# Start of Data
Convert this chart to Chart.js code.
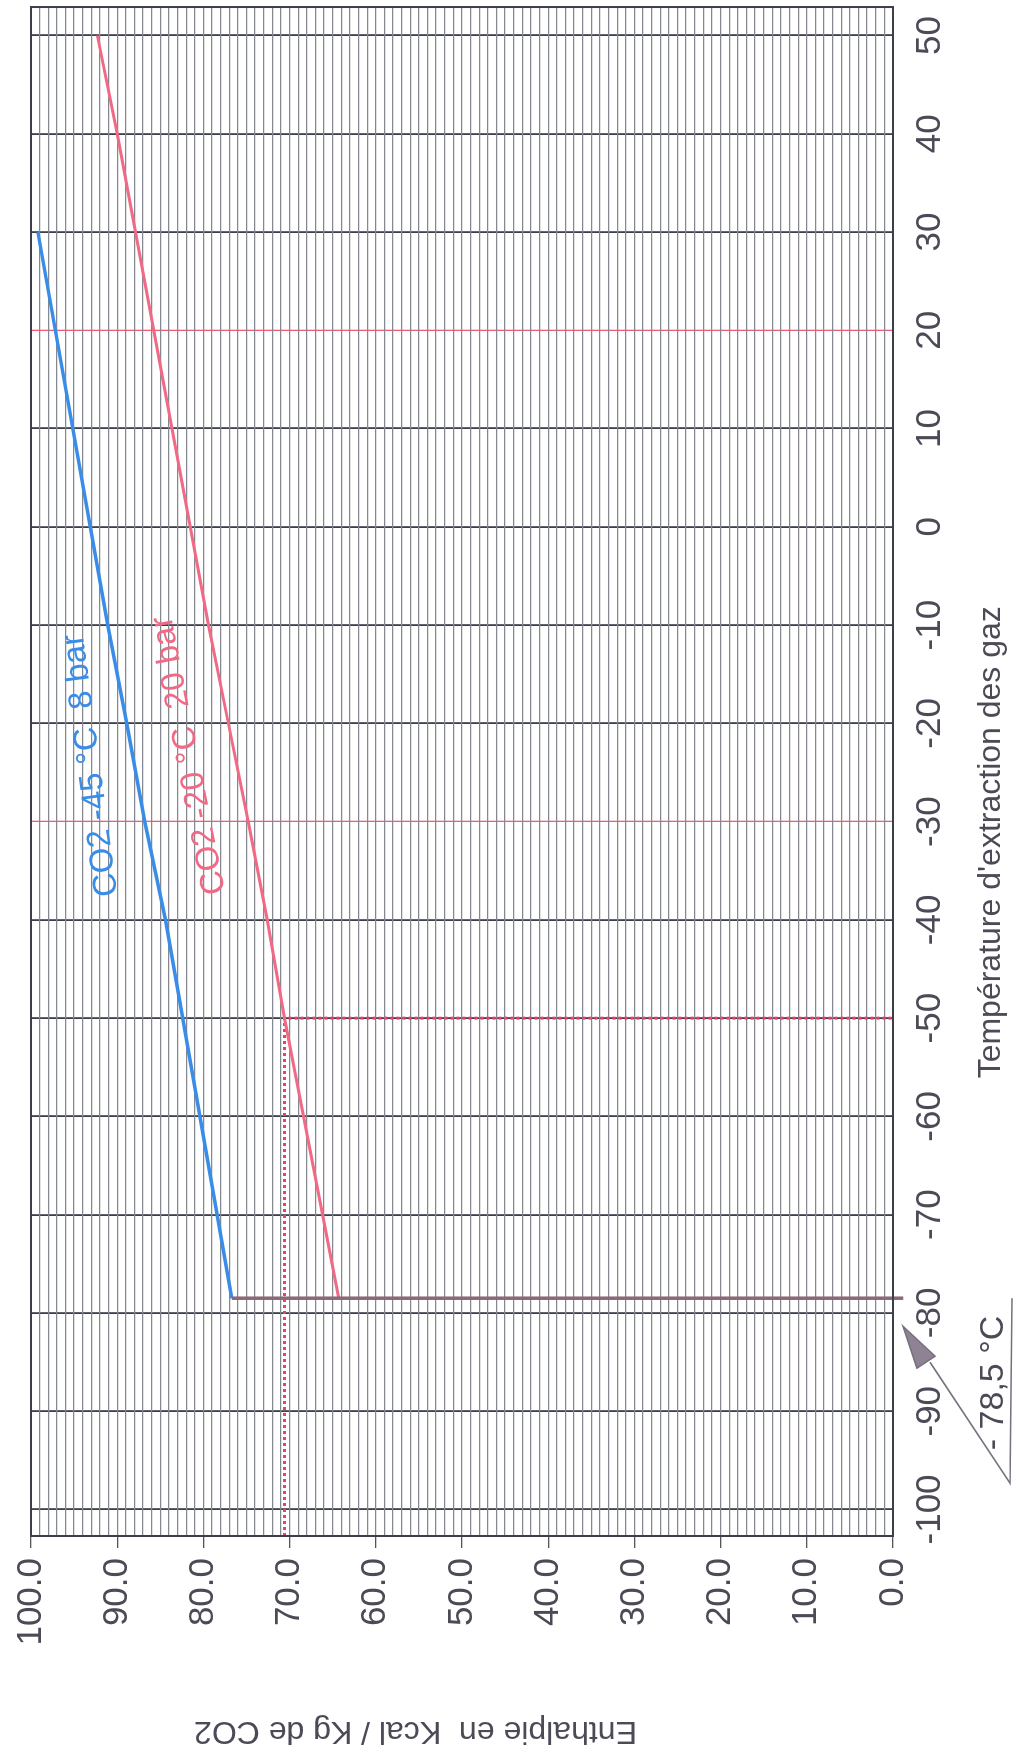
<!DOCTYPE html>
<html lang="fr">
<head>
<meta charset="utf-8">
<title>Enthalpie du CO2</title>
<script src="https://cdn.jsdelivr.net/npm/chart.js@4.4.1/dist/chart.umd.min.js"></script>
<style>
html, body { margin: 0; padding: 0; background: #fff; overflow: hidden; }
#page { width: 1028px; height: 1757px; position: relative; overflow: hidden; background: #fff; }
/* le graphique est dessiné à plat puis tourné d'un quart de tour, comme la feuille scannée */
#feuille { position: absolute; left: 0; top: 0; width: 1757px; height: 1028px;
  transform-origin: 0 0; transform: translate(0, 1757px) rotate(-90deg); }
</style>
</head>
<body>
<div id="page"><div id="feuille"><canvas id="graphe" width="1757" height="1028"></canvas></div></div>
<script>
// Graduations
const ticksTemperature = [-100, -90, -80, -70, -60, -50, -40, -30, -20, -10, 0, 10, 20, 30, 40, 50];
const ticksEnthalpie = [0, 10, 20, 30, 40, 50, 60, 70, 80, 90, 100];
const lignesRouges = [20, -30];

// CO2 -45 °C 8 bar
const tempCO2_8bar = [-78.5, -40, -30, -20, -10, 30];
const enthCO2_8bar = [76.7, 84.4, 86.8, 88.9, 91.1, 99.2];

// CO2 -20 °C 20 bar
const tempCO2_20bar = [-78.5, -50, -40, -30, -20, -10, 40, 50];
const enthCO2_20bar = [64.3, 70.6, 72.6, 74.8, 77.1, 79.4, 90.0, 92.3];

// palier de sublimation à -78,5 °C
const tempPalier = [-78.5, -78.5];
const enthPalier = [76.7, -1.2];

// repère pointillé lu à -50 °C
const tempRepere = [-102.7, -50, -50];
const enthRepere = [70.6, 70.6, 0];

const POLICE = '"Liberation Sans", Arial, sans-serif';
const GRIS_TEXTE = '#4b4b57';
const GRIS_FORT = '#3c3f4a';
const BLEU = '#3a8de6';
const ROSE = '#f06a86';

const points = (xs, ys) => xs.map((t, i) => ({ x: t, y: ys[i] }));

function texteIncline(ctx, txt, px, py, angle, couleur, taille) {
    ctx.save();
    ctx.translate(px, py);
    ctx.rotate(-angle * Math.PI / 180);
    ctx.font = `${taille}px ${POLICE}`;
    ctx.fillStyle = couleur;
    ctx.textAlign = 'left';
    ctx.textBaseline = 'alphabetic';
    ctx.fillText(txt, 0, 0);
    ctx.restore();
}

// cadre, titres d'axes, étiquettes des courbes et flèche -78,5 °C
const habillage = {
    id: 'habillage',
    afterDraw(chart) {
        const { ctx, chartArea: a, scales: { x, y } } = chart;
        ctx.save();
        ctx.strokeStyle = GRIS_FORT;
        ctx.lineWidth = 2;
        ctx.strokeRect(a.left, a.top, a.right - a.left, a.bottom - a.top);

        // titre axe des températures
        ctx.font = `32px ${POLICE}`;
        ctx.fillStyle = GRIS_TEXTE;
        ctx.textAlign = 'center';
        ctx.textBaseline = 'alphabetic';
        ctx.fillText("Température d'extraction des gaz", x.getPixelForValue(-32.1), a.bottom + 107);

        // titre axe des enthalpies
        ctx.save();
        ctx.translate(35, y.getPixelForValue(55.4));
        ctx.rotate(-Math.PI / 2);
        ctx.fillText('Enthalpie en  Kcal / Kg de CO2', 0, 0);
        ctx.restore();

        // étiquettes des courbes
        texteIncline(ctx, 'CO2 -45 °C  8 bar', x.getPixelForValue(-37.5), y.getPixelForValue(90.0), 7.5, BLEU, 33);
        texteIncline(ctx, 'CO2 -20 °C  20 bar', x.getPixelForValue(-37.2), y.getPixelForValue(77.5), 11, ROSE, 33);

        // flèche vers le palier
        const xp = x.getPixelForValue(-78.5);
        const b = a.bottom;
        ctx.strokeStyle = '#77707f';
        ctx.lineWidth = 1.5;
        ctx.beginPath();
        ctx.moveTo(xp, b + 119);
        ctx.lineTo(xp - 185, b + 117);
        ctx.lineTo(xp - 64, b + 37);
        ctx.stroke();
        ctx.fillStyle = '#8f8294';
        ctx.beginPath();
        ctx.moveTo(xp - 28, b + 10);
        ctx.lineTo(xp - 70, b + 24);
        ctx.lineTo(xp - 58, b + 42);
        ctx.closePath();
        ctx.fill();
        ctx.stroke();
        ctx.font = `34px ${POLICE}`;
        ctx.fillStyle = GRIS_TEXTE;
        ctx.textAlign = 'left';
        ctx.fillText('- 78,5 °C', xp - 152, b + 110);
        ctx.restore();
    }
};

new Chart(document.getElementById('graphe'), {
    type: 'scatter',
    data: {
        datasets: [
            { label: 'Palier -78,5 °C', data: points(tempPalier, enthPalier), showLine: true,
              borderColor: '#8a6878', borderWidth: 3.5, pointRadius: 0, clip: false, order: 1 },
            { label: 'CO2 -45 °C 8 bar', data: points(tempCO2_8bar, enthCO2_8bar), showLine: true,
              borderColor: BLEU, borderWidth: 3.5, pointRadius: 0, order: 2 },
            { label: 'CO2 -20 °C 20 bar', data: points(tempCO2_20bar, enthCO2_20bar), showLine: true,
              borderColor: ROSE, borderWidth: 3, pointRadius: 0, order: 3 },
            { label: 'Repère -50 °C', data: points(tempRepere, enthRepere), showLine: true,
              borderColor: '#f23c68', borderWidth: 3, borderDash: [3, 3], pointRadius: 0, order: 4 }
        ]
    },
    options: {
        responsive: false,
        animation: false,
        devicePixelRatio: 1,
        layout: { padding: { top: 23, right: 3, bottom: 0, left: 0 } },
        plugins: { legend: { display: false }, tooltip: { enabled: false } },
        scales: {
            x: {
                type: 'linear', position: 'bottom', min: -102.7, max: 52.9,
                afterBuildTicks: (s) => { s.ticks = ticksTemperature.map(v => ({ value: v })); },
                afterFit: (s) => { s.height = 135; },
                ticks: { font: { size: 35, family: POLICE }, color: GRIS_TEXTE, padding: 16, maxRotation: 0, autoSkip: false },
                grid: {
                    drawTicks: false,
                    color: (c) => lignesRouges.includes(c.tick && c.tick.value) ? '#f25a78' : GRIS_FORT,
                    lineWidth: (c) => lignesRouges.includes(c.tick && c.tick.value) ? 1.3 : 1.8
                },
                border: { display: false }
            },
            y: {
                type: 'linear', min: 0, max: 100,
                afterBuildTicks: (s) => {
                    const t = [];
                    for (let v = ticksEnthalpie[0]; v <= ticksEnthalpie[ticksEnthalpie.length - 1]; v++) t.push({ value: v });
                    s.ticks = t;
                },
                afterFit: (s) => { s.width = 221; },
                ticks: {
                    font: { size: 35, family: POLICE }, color: GRIS_TEXTE, padding: 10, autoSkip: false,
                    callback: (v) => ticksEnthalpie.includes(v) ? v.toFixed(1) : ''
                },
                grid: {
                    color: '#858891', lineWidth: 1.3, tickLength: 12,
                    tickColor: (c) => ticksEnthalpie.includes(c.tick && c.tick.value) ? '#555' : 'rgba(0,0,0,0)'
                },
                border: { display: false }
            }
        }
    },
    plugins: [habillage]
});
</script>
</body>
</html>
# End of Data
◆ Short problem ◆
Return exactly what appears from the opening line of the material through the line with "79.4, 90.0, 92.3];", apart from the pictures.

◆ Task response ◆
Convert this chart to Chart.js code.
<!DOCTYPE html>
<html lang="fr">
<head>
<meta charset="utf-8">
<title>Enthalpie du CO2</title>
<script src="https://cdn.jsdelivr.net/npm/chart.js@4.4.1/dist/chart.umd.min.js"></script>
<style>
html, body { margin: 0; padding: 0; background: #fff; overflow: hidden; }
#page { width: 1028px; height: 1757px; position: relative; overflow: hidden; background: #fff; }
/* le graphique est dessiné à plat puis tourné d'un quart de tour, comme la feuille scannée */
#feuille { position: absolute; left: 0; top: 0; width: 1757px; height: 1028px;
  transform-origin: 0 0; transform: translate(0, 1757px) rotate(-90deg); }
</style>
</head>
<body>
<div id="page"><div id="feuille"><canvas id="graphe" width="1757" height="1028"></canvas></div></div>
<script>
// Graduations
const ticksTemperature = [-100, -90, -80, -70, -60, -50, -40, -30, -20, -10, 0, 10, 20, 30, 40, 50];
const ticksEnthalpie = [0, 10, 20, 30, 40, 50, 60, 70, 80, 90, 100];
const lignesRouges = [20, -30];

// CO2 -45 °C 8 bar
const tempCO2_8bar = [-78.5, -40, -30, -20, -10, 30];
const enthCO2_8bar = [76.7, 84.4, 86.8, 88.9, 91.1, 99.2];

// CO2 -20 °C 20 bar
const tempCO2_20bar = [-78.5, -50, -40, -30, -20, -10, 40, 50];
const enthCO2_20bar = [64.3, 70.6, 72.6, 74.8, 77.1, 79.4, 90.0, 92.3];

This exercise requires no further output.